There isn't diplomacy and exploration. What there is - is blowing stuff up. I think the ability to write and direct a story that melds the diplomacy/exploration with the action is beyond the capabilities of most triple AAA film writers and directors.
Whether it is beyond the abilities or not isn't even the issue -- it is beyond the INCLINATION of anybody who chooses to get involved. If it weren't, then somebody would realize you could do a smaller budget film that didn't need to do 600 mil for breakeven and it could still be immensely profitable without being stifled with the need to be a studio tentpole.
But everybody thinks that an effective TREK movie has to have everything very big (yeah, that worked for Emmerich's GODZILLA didn't it?) And for right now I'm NOT talking about box office, because that is not the measure of success we should be addressing, although some seem to think that is the be-all/end-all, and maybe they should be discussing this on the wallstreetbbs.com boards ...
Several years back we discussed here how TNG's THE CHASE could have been a terrific feature film, and before that how you could do a variation of BALANCE OF TERROR for a restart TOS feature (and no, I don't consider the Abrams pic to be that by a long shot.)
You could do a riff on an ep like RETURN TO TOMORROW and have a movie that could be quite successful. You play up the horror element of the possessed officers and the responses of the crew to deliver the requisite 'chill' but you also have an interesting situation that puts it squarely in the 'do we choose to boldly go' corner -- you honor the notion of the show AND deliver the gut-twister ... and you up the action quotient with some of these meta-gods in android bodies doing whatever meta-gods in android bodies do, but keep the emotional hook on the fates of those Ecrew stuck in the meta-gods' balls (sounds awful but if you've seen the show ... )
Point of all this being that nobody is looking to deliver a SERENITY-level effort (a really good 2 hr movie that isn't looking to tick off boxes to guarantee an absurdly high return), and yet that is presumably what you and I would be wanting to see. You don't need to spend TRANSFORMERS dollars to get a good movie, but as long as audiences pony up for that crap, I guess more and more folks are going to try to play that game. But it is like having a lineup of 9 hitters who are ALL swinging for the fences ... you're getting a shitload of strikeouts along the way.
And everybody -- except the mob that accepts all bright noises and loud lights as entertainment -- is losing at least something as a result. The shows needing 2000 VFX shots are bankrupting the VFX houses left right and center, because they're having to deliver more and more, and since they're having to do this in much less time, the final product is also suffering a lot of the time for it. The backlash effect on this is already happening, because skilled artists who don't want to uproot their families every four months to go to Singapore or Bangladesh to whatever is the newest cheap VFX company are located are now getting out ... they're going with domestic computer game companies that are relatively stable by comparison, where if they have 80 hour weeks they may actually get paid for all of that time.
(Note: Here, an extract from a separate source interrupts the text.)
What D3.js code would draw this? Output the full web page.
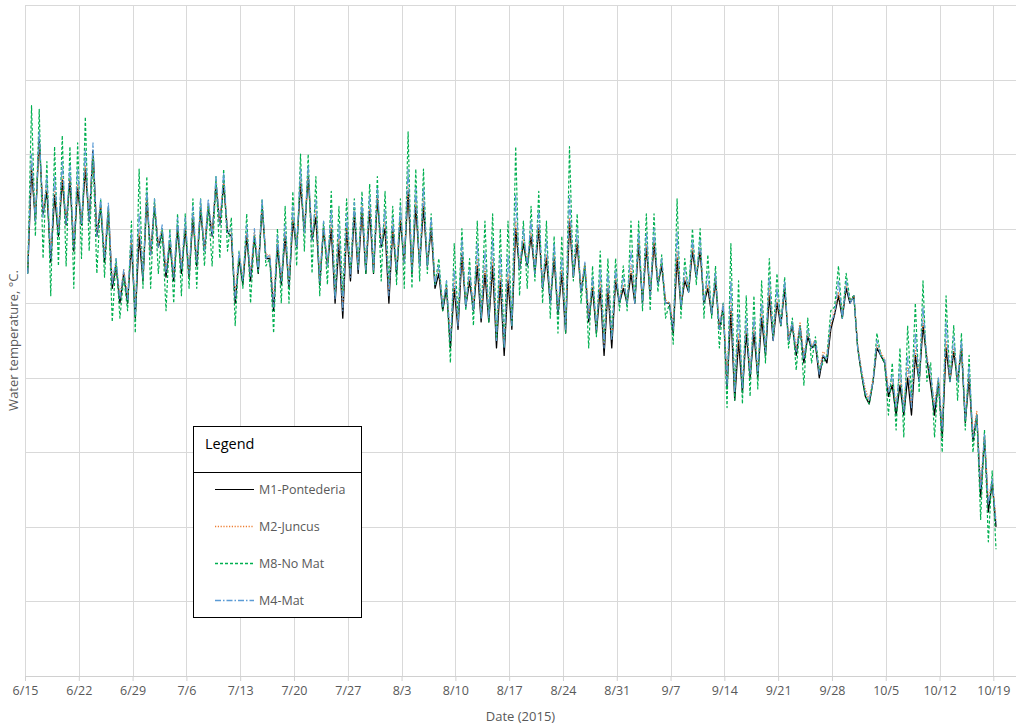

Ultimately we will have less brilliant artists in the field and loads and loads of craftsmen working at various levels of competence -- and in terms of effects, that doesn't promise anything SPECIAL. So again, the audience will lose, and the studio will compensate with an even greater volume of eye candy and noise, because the mindset of bigger-is-better seems to be default thinking now, not just a conservative-
amurrican dream.
Kinda makes me think the next CHILDREN OF MEN we get is going to be made by people working on their own with their own money and distributing themselves via one of the emerging models for small features ... cuz the studios can't seem to consider genre films as anything other than tentpole franchises.
It's weird, but Paramount's cheapness in the 80s with the TREK movies actually makes a LITTLE more sense now, because they were guaranteeing themselves a profit and at the same time not having to UTTERLY subvert the notion of TREK in doing so. I think it was shortsighted for them to go as extremeo-cheap as they did, but when you look at what you get when you throw a ton of money at TREK -- TMP, for all its virtues and good intentions, still a mess fascinating at times but a mess, and Abrams09, which I've come to think of as a a vat, probably because of the moronic brewery and because I want to drown myself to avoid seeing any more of those unmotivated fuckin' lens flares -- extreme funding doesn't seem to create a better product, just the need for more extreme marketing (sort of like superior ability breeding superior ambition, rather than the former breeding a superior endproduct.)